African Americans won most U.S. medals; here, the women's 4x400m relay team

Damn commies are whupping us even from the grave. Back in the heyday of communism, the gray bureaucrats in Moscow took great pride in their ability to leave the U.S. in the dust at the Olympics — after all, it was only at the Games that the Soviets could make good on Kruschev's promise that "we will bury you."

And while Russia's 88 medals in Sydney may have put it in second place behind the old enemy's 97, that's only because Moscow lost most of its empire in the last decade. Add only the 17 medals snagged by tiny Belarus or the Ukraine's 23, and the ex-Reds were way out on top. To those add the smaller hauls by Uzbekistan, Kazakhstan, Georgia, Lithuania, Latvia, Estonia, Azerbaijan, Moldova, Armenia and Kyrgyzstan, and the former Soviet Union took home a staggering 163 medals. But hey, they lost the Cold War, and that means we won the Olympics. Nyah nyah.

But the surviving commies in Cuba didn't do half badly. They may have failed to lift the prized baseball gold from the Yanquis, but finished in eighth place overall with 29 medals — a remarkable achievement for an impoverished country of 11 million people. Indeed, if each country's medal haul is divided by its population size in millions (which is, after all, its pool of available talent), Cuba comes out the second-place country over all with a remarkable 2.6 ratio. The runaway winners, of course, would be Australia, whose 58 medals divided among 18 million people would give it the winning ratio of 3.2. Tied in third place would be another two former communist countries, Belarus and Hungary, whose 17 medals and 10 million people gives them a ratio of 1.7. Behind them come the Netherlands (25 medals for 15.7 million people) with a ratio of 1.67 and Rumania (26 medals and 22 million people) with 1.2. Of the top three medal-winning countries, Russia leads with 0.59, compared with the U.S. haul of 0.35 and China's lowly 0.04.

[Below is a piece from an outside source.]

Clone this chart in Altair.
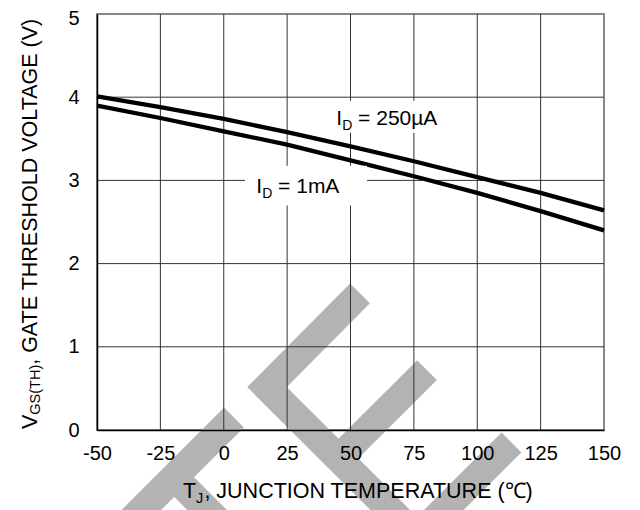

Although the whole of Africa collectively took home 34 medals, the same as seventh-place Italy, that also doesn't tell the whole story of that continent's Olympic prowess. The African diaspora — the descendants of slaves shipped to the New World and émigré former colonial subjects — accounted for masses more. How many of the U.S. medals, for example, were won by people of African origin? Well, let's see: There's most of the Dream Team and the women's basketball team; there's Marion Jones; there's Maurice Greene... need we go on? And it's not just the U.S. either. A substantial number of the medals snagged by countries as diverse as Britain and Brazil, Cuba and Canada, France and Jamaica and a lot more, were won by athletes of African origins. But hey, who's counting?